**YOUR OBJECTIVE**. Could you copy every line from the material below in which "this" appears?

──────

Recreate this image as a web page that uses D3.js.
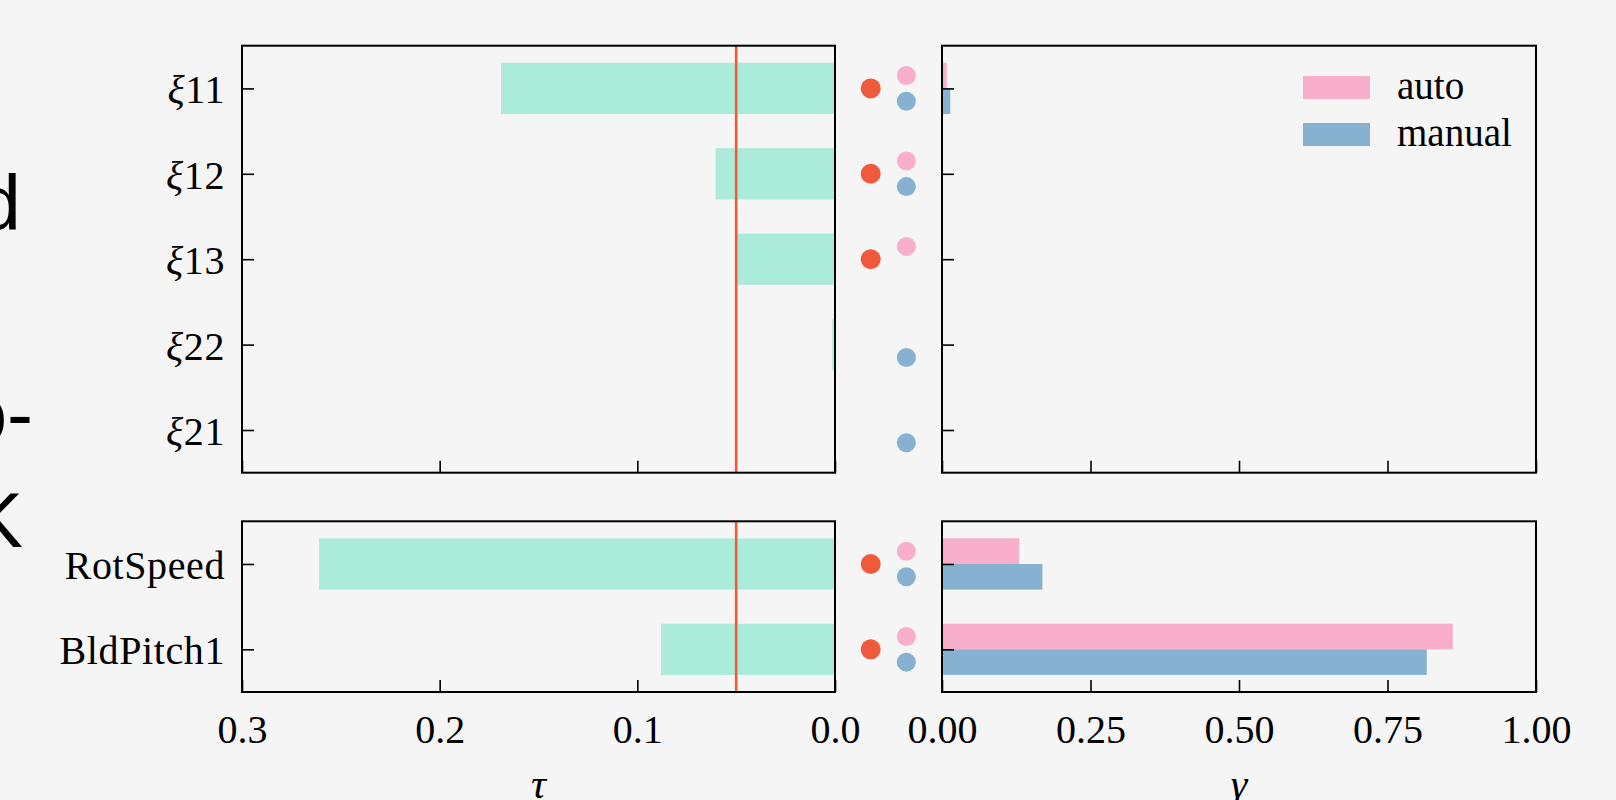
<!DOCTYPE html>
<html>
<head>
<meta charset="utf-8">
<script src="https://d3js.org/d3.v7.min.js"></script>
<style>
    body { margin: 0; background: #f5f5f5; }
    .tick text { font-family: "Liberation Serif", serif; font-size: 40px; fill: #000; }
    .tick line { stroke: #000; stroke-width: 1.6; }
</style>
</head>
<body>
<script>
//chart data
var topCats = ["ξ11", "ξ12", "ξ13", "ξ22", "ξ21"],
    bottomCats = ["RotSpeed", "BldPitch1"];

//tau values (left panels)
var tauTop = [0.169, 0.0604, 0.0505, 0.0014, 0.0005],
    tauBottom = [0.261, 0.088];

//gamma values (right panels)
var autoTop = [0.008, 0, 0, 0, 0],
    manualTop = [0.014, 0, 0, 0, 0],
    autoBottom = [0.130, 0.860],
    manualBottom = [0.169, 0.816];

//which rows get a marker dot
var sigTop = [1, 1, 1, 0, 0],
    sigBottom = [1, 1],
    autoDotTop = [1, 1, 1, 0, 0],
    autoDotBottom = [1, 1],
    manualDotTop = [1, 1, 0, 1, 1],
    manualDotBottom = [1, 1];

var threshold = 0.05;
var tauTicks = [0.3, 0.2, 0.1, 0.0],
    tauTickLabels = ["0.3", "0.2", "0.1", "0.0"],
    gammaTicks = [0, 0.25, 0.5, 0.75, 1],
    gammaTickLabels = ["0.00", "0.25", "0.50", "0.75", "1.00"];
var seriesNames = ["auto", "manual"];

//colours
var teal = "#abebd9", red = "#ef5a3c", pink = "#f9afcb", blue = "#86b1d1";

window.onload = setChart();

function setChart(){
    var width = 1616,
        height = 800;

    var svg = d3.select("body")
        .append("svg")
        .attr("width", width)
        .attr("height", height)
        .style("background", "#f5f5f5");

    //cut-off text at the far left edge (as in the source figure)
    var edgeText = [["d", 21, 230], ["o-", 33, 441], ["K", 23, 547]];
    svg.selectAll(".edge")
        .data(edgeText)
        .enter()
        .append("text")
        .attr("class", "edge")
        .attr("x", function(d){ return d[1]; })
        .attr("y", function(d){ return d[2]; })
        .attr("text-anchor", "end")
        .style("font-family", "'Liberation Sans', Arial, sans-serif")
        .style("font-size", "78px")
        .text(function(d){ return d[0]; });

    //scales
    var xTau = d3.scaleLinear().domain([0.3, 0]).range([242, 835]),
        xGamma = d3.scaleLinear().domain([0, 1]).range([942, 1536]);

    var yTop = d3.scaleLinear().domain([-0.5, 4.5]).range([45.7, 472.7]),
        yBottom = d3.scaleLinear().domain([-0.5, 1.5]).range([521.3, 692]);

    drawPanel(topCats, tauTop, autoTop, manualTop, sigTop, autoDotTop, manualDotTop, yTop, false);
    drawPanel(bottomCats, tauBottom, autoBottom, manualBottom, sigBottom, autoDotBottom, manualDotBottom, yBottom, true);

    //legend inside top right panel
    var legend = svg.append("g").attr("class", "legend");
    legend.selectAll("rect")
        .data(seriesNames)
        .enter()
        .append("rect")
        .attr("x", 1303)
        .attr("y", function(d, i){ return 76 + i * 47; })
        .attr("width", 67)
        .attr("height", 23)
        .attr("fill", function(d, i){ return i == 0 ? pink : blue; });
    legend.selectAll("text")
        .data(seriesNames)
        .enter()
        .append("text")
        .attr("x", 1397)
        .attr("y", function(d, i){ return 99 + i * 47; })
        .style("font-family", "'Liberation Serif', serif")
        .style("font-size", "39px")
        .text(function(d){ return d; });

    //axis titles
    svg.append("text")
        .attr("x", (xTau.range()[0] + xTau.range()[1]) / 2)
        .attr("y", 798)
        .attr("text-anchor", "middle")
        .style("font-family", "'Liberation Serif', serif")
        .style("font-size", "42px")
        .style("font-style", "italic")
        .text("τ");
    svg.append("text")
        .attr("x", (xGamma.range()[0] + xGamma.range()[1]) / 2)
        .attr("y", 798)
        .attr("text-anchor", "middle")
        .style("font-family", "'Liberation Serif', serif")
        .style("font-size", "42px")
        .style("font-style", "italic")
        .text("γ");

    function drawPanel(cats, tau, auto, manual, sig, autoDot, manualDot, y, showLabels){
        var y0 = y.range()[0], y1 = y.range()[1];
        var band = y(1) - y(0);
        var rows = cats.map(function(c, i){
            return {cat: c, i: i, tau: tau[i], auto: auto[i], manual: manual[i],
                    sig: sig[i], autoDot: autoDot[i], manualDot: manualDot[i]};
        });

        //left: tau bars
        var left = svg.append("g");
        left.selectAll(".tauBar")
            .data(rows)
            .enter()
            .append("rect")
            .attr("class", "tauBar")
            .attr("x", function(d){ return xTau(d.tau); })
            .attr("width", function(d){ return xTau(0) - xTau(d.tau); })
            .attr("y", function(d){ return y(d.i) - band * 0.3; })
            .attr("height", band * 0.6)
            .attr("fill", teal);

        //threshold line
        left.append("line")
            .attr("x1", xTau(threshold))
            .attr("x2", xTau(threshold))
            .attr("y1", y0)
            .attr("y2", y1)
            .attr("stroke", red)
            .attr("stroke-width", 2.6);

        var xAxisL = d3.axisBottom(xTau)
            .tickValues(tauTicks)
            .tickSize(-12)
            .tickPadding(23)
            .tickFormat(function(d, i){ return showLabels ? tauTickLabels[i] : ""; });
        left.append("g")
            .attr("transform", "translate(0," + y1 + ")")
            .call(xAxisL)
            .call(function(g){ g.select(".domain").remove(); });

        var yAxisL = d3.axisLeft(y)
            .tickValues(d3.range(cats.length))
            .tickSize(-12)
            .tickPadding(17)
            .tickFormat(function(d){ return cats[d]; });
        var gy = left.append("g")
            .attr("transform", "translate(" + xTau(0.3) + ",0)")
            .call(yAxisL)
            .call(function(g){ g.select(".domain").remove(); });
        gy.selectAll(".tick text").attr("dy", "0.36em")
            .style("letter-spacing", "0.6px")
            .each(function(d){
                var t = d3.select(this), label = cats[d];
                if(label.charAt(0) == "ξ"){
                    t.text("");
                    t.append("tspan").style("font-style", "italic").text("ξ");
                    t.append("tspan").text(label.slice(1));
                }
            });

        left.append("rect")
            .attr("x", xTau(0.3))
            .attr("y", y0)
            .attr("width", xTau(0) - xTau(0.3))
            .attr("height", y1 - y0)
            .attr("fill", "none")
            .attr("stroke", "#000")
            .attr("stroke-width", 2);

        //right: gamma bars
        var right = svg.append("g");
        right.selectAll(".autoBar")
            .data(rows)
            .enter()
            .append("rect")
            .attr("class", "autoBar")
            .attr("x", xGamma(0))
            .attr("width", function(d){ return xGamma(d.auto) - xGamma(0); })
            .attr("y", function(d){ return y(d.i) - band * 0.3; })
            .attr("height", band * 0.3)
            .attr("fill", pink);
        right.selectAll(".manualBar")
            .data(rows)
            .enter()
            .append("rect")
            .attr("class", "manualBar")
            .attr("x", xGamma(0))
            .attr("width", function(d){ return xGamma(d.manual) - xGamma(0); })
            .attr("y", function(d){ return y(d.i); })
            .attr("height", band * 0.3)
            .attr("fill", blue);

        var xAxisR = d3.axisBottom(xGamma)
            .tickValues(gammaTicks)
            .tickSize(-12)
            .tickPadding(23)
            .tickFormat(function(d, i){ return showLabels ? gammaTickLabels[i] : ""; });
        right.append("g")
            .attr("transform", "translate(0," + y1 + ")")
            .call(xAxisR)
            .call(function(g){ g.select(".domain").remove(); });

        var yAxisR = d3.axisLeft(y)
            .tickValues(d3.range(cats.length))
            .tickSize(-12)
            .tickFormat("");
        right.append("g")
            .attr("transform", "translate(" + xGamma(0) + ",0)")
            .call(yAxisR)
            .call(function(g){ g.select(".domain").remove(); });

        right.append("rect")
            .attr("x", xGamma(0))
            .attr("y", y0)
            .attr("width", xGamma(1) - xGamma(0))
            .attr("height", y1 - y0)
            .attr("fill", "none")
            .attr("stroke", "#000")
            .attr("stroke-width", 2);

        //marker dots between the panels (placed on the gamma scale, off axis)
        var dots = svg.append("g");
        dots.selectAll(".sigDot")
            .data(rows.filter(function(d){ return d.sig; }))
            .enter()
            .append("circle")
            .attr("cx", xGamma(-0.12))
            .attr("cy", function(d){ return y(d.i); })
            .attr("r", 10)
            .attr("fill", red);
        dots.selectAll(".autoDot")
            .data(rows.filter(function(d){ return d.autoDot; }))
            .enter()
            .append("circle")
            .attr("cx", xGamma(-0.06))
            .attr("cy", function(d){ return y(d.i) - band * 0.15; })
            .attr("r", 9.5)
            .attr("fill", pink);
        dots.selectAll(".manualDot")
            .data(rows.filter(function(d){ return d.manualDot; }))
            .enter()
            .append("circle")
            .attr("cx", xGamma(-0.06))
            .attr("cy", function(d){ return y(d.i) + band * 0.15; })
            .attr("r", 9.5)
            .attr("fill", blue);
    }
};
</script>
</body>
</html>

──────

**RESPONSE TO THE TASK**.
Recreate this image as a web page that uses D3.js.
                var t = d3.select(this), label = cats[d];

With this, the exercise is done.